Altro esempio, Fiavé: «Negozi aperti a Comano, Sarche e Tione, chiusi nel Bleggio. Una scelta incomprensibile». Ed è stato trascurato un fatto: «Le vendite domenicali», morde il direttore generale Dao, «riguardano per la maggior parte i prodotti di nicchia, di eccellenza. Prodotti che la gente non compra nei giorni "normali" perché va di fretta e bada alle cose più urgenti e importanti». La ricaduta negativa sui piccoli produttori locali sarà pesante, insiste Penasa. «Faccio un esempio: nelle ultime due settimane - coi negozi chiusi la domenica - il comparto frutta per noi di Dao ha tenuto, ma al suo interno abbiamo registrato una grandissima flessione per i piccoli frutti. Voglio portare un altro dato: in una seconda metà di giugno molto complicata in tutt'Italia per quel che riguarda i punti vendita alimentari, il Trentino ha registrato la performance peggiore insieme alla Sardegna. Lo dicono le banche dati nazionali».
Incredulo Luca Picciarelli , direttore del Sait. «Certe situazioni stupiscono: l'esclusione delle città più grandi dall'elenco di quelle che potranno tenere i negozi sempre aperti, tanto per dirne una. Ma anche nelle valli ci sono cose strane: a distanza di un chilometro vediamo negozi che possono tenere aperto e altri che devono rimanere chiusi perché i paesi in cui agiscono sono stati considerati l'uno turistico e l'altro no!». La Provincia, insomma, non terrebbe in considerazione il principio della leale concorrenza. «Eppure avrebbe dovuto porsi il problema», sospira Picciarelli, convinto peraltro che la Provincia abbia messo in conto i possibili ricorsi: «Le aperture vengono definite a livello nazionale, dunque qualcosa succederà. In Friuli una legge analoga è stata impugnata e annullata».
La Provincia e i sindacati avrebbero sottovalutato anche l'aspetto occupazionale: «Centinaia di persone venivano assunte per la "stagione": ora le Famiglie cooperative dei comuni turistici faranno assunzioni ma quelle dei comuni esclusi certamente no.

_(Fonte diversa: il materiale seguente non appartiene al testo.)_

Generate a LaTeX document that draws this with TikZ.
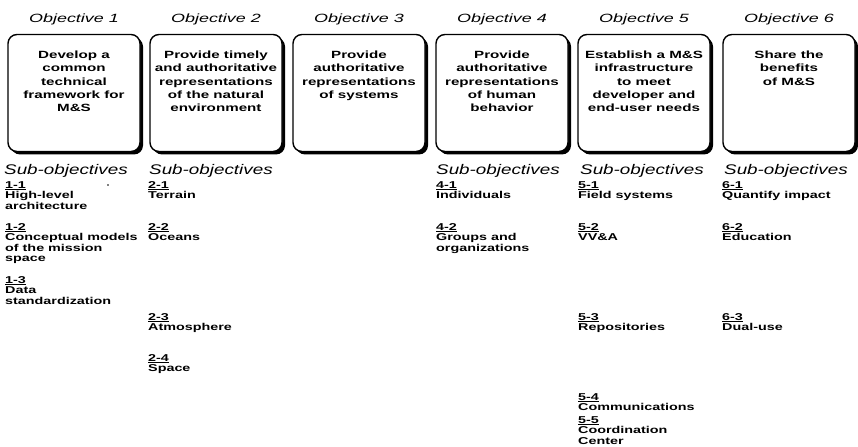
\documentclass[tikz,border=0pt]{standalone}
\usepackage{fontspec}
\setmainfont{Liberation Sans}
% widened faces for the chart lettering
\newfontfamily\titlefont[FakeStretch=1.5]{Liberation Sans}
\newfontfamily\headfont[FakeStretch=1.35]{Liberation Sans}
\newfontfamily\boxfont[FakeStretch=1.45]{Liberation Sans}
\newfontfamily\itemfont[FakeStretch=1.44]{Liberation Sans}
\usetikzlibrary{shadows}
\begin{document}
\begin{tikzpicture}[x=1bp,y=-1bp,
  objbox/.style={draw, line width=1.4bp, rounded corners=9bp, fill=white,
    minimum width=132bp, minimum height=117bp, inner sep=0pt,
    drop shadow={shadow xshift=3bp, shadow yshift=-3bp, fill=black, opacity=1}},
  objtitle/.style={font=\titlefont\itshape\fontsize{12}{14}\selectfont, inner sep=0pt},
  boxtext/.style={font=\boxfont\bfseries\fontsize{10.5}{13.2}\selectfont, align=center,
    anchor=north, inner sep=0pt},
  subhead/.style={font=\headfont\itshape\fontsize{14}{16}\selectfont, anchor=base west,
    inner sep=0pt},
  subitem/.style={font=\itemfont\bfseries\fontsize{10}{10.6}\selectfont, align=left,
    anchor=north west, inner sep=0pt}]
\useasboundingbox (0,0) rectangle (858,447);

% objective titles and frames
\foreach \i/\x in {1/74,2/216,3/359,4/502,5/644,6/789}{
  \node[objtitle] (h\i) at (\x,19) {Objective \i};
  \node[objbox] (b\i) at (\x,93) {};
}

% objective statements
\node[boxtext] (t1) at (74,51) {Develop a\\common\\technical\\framework for\\M\&S};
\node[boxtext] (t2) at (216,51) {Provide timely\\and authoritative\\representations\\of the natural\\environment};
\node[boxtext] (t3) at (359,51) {Provide\\authoritative\\representations\\of systems};
\node[boxtext] (t4) at (502,51) {Provide\\authoritative\\representations\\of human\\behavior};
\node[boxtext] (t5) at (644,51) {Establish a M\&S\\infrastructure\\to meet\\developer and\\end-user needs};
\node[boxtext] (t6) at (789,51) {Share the\\benefits\\of M\&S};

% sub-objective headings
\node[subhead] (s1) at (4,175) {Sub-objectives};
\node[subhead] (s2) at (149,175) {Sub-objectives};
\node[subhead] (s4) at (436,175) {Sub-objectives};
\node[subhead] (s5) at (580,175) {Sub-objectives};
\node[subhead] (s6) at (724,175) {Sub-objectives};

% column 1
\node[subitem] (i11) at (5,181) {\underline{1-1}\\High-level\\architecture};
\node[subitem] (i12) at (5,223) {\underline{1-2}\\Conceptual models\\of the mission\\space};
\node[subitem] (i13) at (5,276) {\underline{1-3}\\Data\\standardization};
\fill (108,185) circle (0.8bp);

% column 2
\node[subitem] (i21) at (148,181) {\underline{2-1}\\Terrain};
\node[subitem] (i22) at (148,223) {\underline{2-2}\\Oceans};
\node[subitem] (i23) at (148,313) {\underline{2-3}\\Atmosphere};
\node[subitem] (i24) at (148,354) {\underline{2-4}\\Space};

% column 4
\node[subitem] (i41) at (436,181) {\underline{4-1}\\Individuals};
\node[subitem] (i42) at (436,223) {\underline{4-2}\\Groups and\\organizations};

% column 5
\node[subitem] (i51) at (578,181) {\underline{5-1}\\Field systems};
\node[subitem] (i52) at (578,223) {\underline{5-2}\\VV\&A};
\node[subitem] (i53) at (578,313) {\underline{5-3}\\Repositories};
\node[subitem] (i54) at (578,393) {\underline{5-4}\\Communications};
\node[subitem] (i55) at (578,416) {\underline{5-5}\\Coordination\\Center};

% column 6
\node[subitem] (i61) at (722,181) {\underline{6-1}\\Quantify impact};
\node[subitem] (i62) at (722,223) {\underline{6-2}\\Education};
\node[subitem] (i63) at (722,313) {\underline{6-3}\\Dual-use};
\end{tikzpicture}
\end{document}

Noi stessi, come gruppo, rinunceremo ad assumere molti stagionali: sicuramente diverse decine». Giorgio De Grandi , presidente del Consorzio trentino iniziative (Cti), usa la macchina del tempo: «Questa norma ci fa tornare indietro di qualche decennio. Trento non turistica? Come dire che siamo sull'equatore... Non ha senso! E non mi parlino di percentuali».
Per De Grandi «si tratta chiaramente di una decisione presa per motivi politici, non certo commerciali o turistici. Abbiamo una città che negli ultimi anni ha puntato moltissimo sul turismo, organizzando tanti festival, creando il Muse. Ci sono stati forti investimenti pubblici. Ora siamo di nuovo a zero». Per quel che riguarda le aperture e le chiusure domenicali, «d'accordo», riprende De Grandi, «non è obbligatorio aprire, ma il commercio lavora con i propri capitali, i propri investimenti. Trovo strano, dunque, che qualcun altro possa fissare dei paletti, considerato anche il momento molto difficile. Ritengo che i commercianti debbano essere lasciati liberi di decidere se aprire oppure no, in base alle singole necessità. Penso comunque ci sarà modo di fare ricorso e riportare le cose su un binario di normalità».